Daniel acha que as reclamações foram poucas considerando que cerca de 40 milhões de eleitores votaram eletronicamente.

Segurança no futuro

Um fabricante de urnas eletrônicas, a Diebold Election Systems Inc. (velha conhecida dos leitores do OI pelos artigos do professor da UnB Pedro Antonio Dourado de Rezende [ver remissão abaixo]), afirma que a máquina se saiu bem sob pressão. ‘Extremamente bem’, festeja Mark Radke, diretor de marketing da Diebold. ‘Considerando a votação recorde, ficamos encantados com a credibilidade e a precisão do equipamento’.

Mas a confiança no voto eletrônico ainda vai demandar tempo, acredita o autor. ‘Fala-se no retorno ao voto de papel, mas em 2000 usávamos a cédula e isso não ajudou muito’, diz o juiz Charles Burton. ‘Estava na fila esperando para receber o cartão de plástico que devemos inserir na máquina para votar, e uma senhora me disse: ‘Juiz, tem certeza de que isso não é previamente programado?’ Quer dizer, o povo ainda tem dúvidas.’

Lei de 2002 estabelece que os distritos em todo o país eliminem até 2006 tecnologias antigas, como os cartões de perfuração.
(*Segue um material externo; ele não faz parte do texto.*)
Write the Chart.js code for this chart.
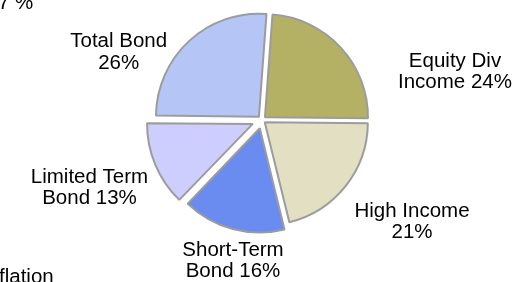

Os dois lados do debate concordam em que há méritos no voto eletrônico, como o uso da máquina sem assistência, a facilidade de escolha no voto e a tabulação mais rápida. Mas com tanta coisa em risco, diz Daniel, as decisões tomadas hoje devem ser cuidadosamente pesadas, como, bem, na cédula.

A eleição presidencial de 2004 é passado, diz Daniel. ‘Tratemos agora de dar segurança ao futuro do voto eletrônico.’